Posted: Sun Mar 12, 2006 9:16 pm
by mag
one example:
/ tool netwatch 
add host=x.y.8.158 timeout=1s interval=1m up-script="" down-script="" comment="rt-wil-hs041" disabled=no 
add host=x.y.8.160 timeout=1s interval=1m up-script="" down-script="" comment="rt-wdn-hm014" disabled=no 
add host= timeout=1s interval=5m up-script="" down-script="" comment="VPN Weidenau" disabled=no 
add host= timeout=1s interval=5m up-script="" down-script="" comment="VPN Wilnsdorf" disabled=no 
but with 100 devices i would go for some real network-management. i use netwatch only for a few devices and mostly without scripts.

Posted: Mon Mar 13, 2006 9:47 am
by macgaiver
Netwatch is working for me too.

Did you upgradet from 2.8.xx???? Maybe try to recreate the setup manualy from the the beggining on 2.9!!!

Posted: Mon Mar 13, 2006 10:09 am
by gottin
I upgraded from 2.9.12 in which everithing was working.

Now I will test if it will be working with less than 60 monitored hosts. There are about 90 hosts with interval 2m20s and timeout 1s - it is still not working properly. There are hosts that are marked with down and in the same time they are fully pingable.

Posted: Tue Mar 14, 2006 3:03 am
by gottin
I tried on a second box with 2.9.17 installed and the same netwatch rules installed - the same problems occured.

Posted: Tue Mar 14, 2006 8:20 am
by macgaiver
So how many hosts it can handle now?

Posted: Tue Mar 14, 2006 11:06 am
by gottin
Well it looks it's not problem conserning the number of hosts, because with 50 hosts the situation was same :(.

Posted: Tue Mar 14, 2006 12:16 pm
by sergis
I have 50 monitoring hosts and similar problems with netwatch,they going up and down and if there is configured sms notification this is nightmare, but all hosts in this time are up and running with no problems..

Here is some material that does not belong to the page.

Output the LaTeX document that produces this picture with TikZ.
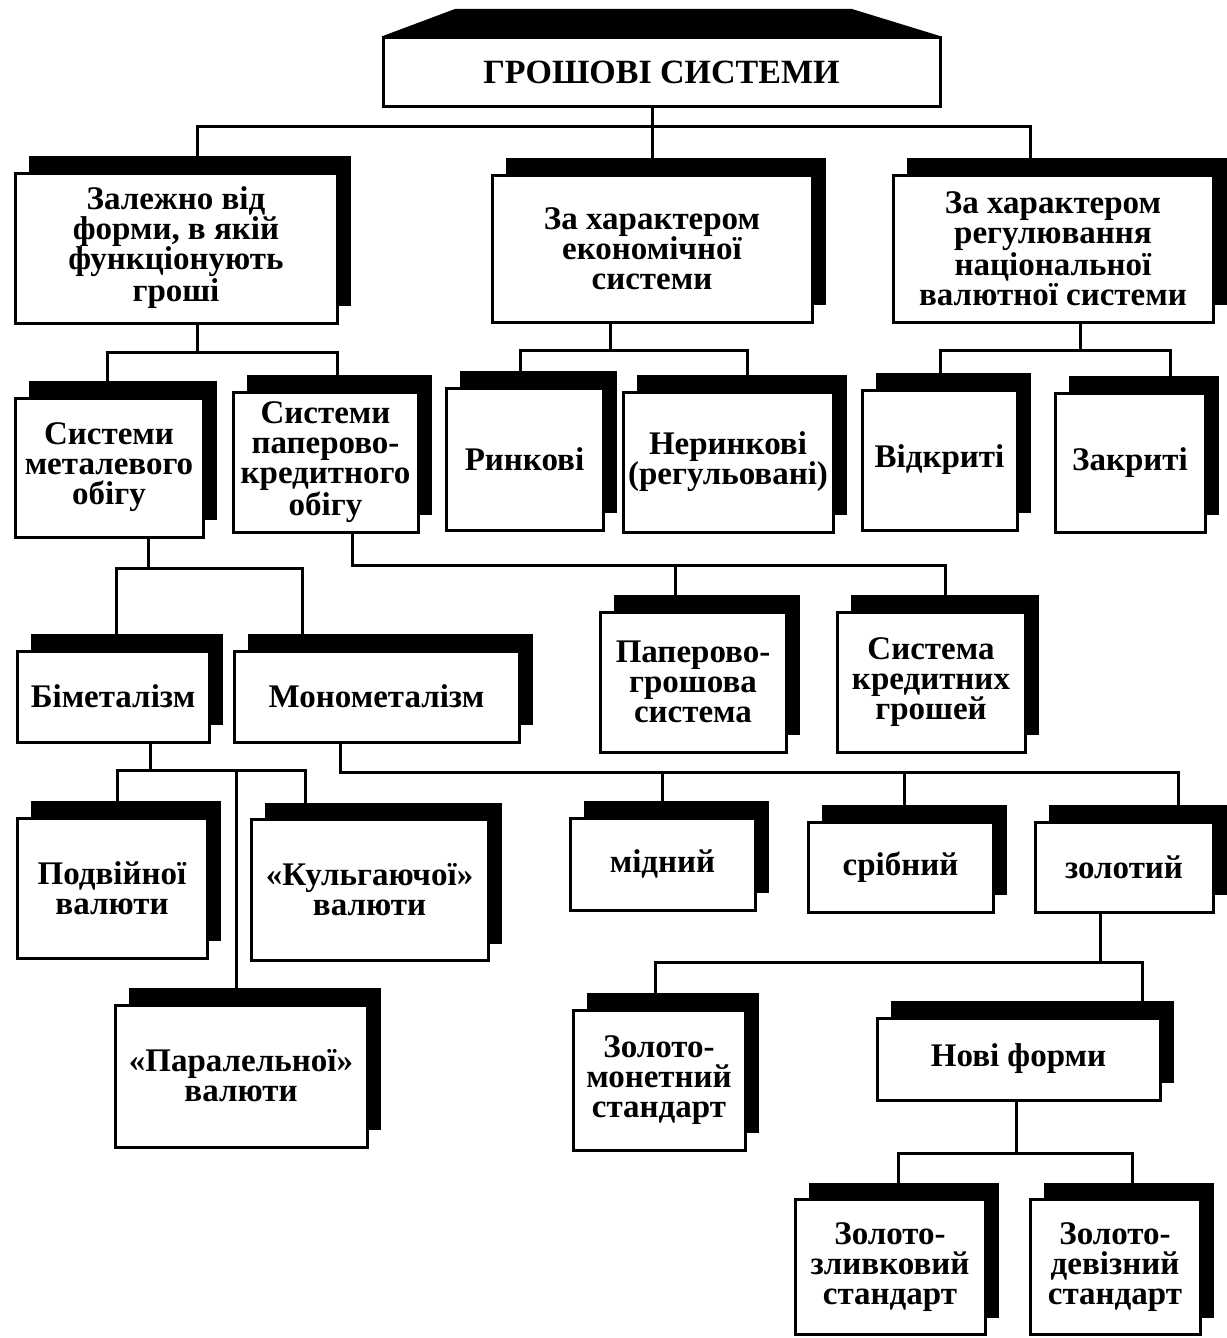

Posted: Tue Mar 14, 2006 5:41 pm
by vklimovs
Yes, same problem here. Could easily ping from linux box desired host, but netwatch shows it as down. I though is was a router pretty high load issue, but after your posts it seems that it is not. I wrote a little script as a workaround for that.
:local time
:local mailsent
:set time [/system clock get time]
:set mailsent false
:while ([/ping HOST IP ADDRESS count=1] = 0) do={
  :if ( !( $mailsent ) ) do={    
    :if ( [/system clock get time] - $time >= 1m ) do={
      /tool e-mail send to="MY_EMAIL" subject="host is down"
      :set mailsent true
  :delay 10s
:if ($mailsent) do={  
  /tool e-mail send to="MY_EMAIL" subject="host is up"

E-mail and sms sending is what personally I need from netwatch, but you may substitute actions with any other. The thing is that script sends an e-mail only if host is down for a certain amount of time, 1 minute here, but checks the host status every 10 sec. So long outage (1 min) never happens due to netwatch.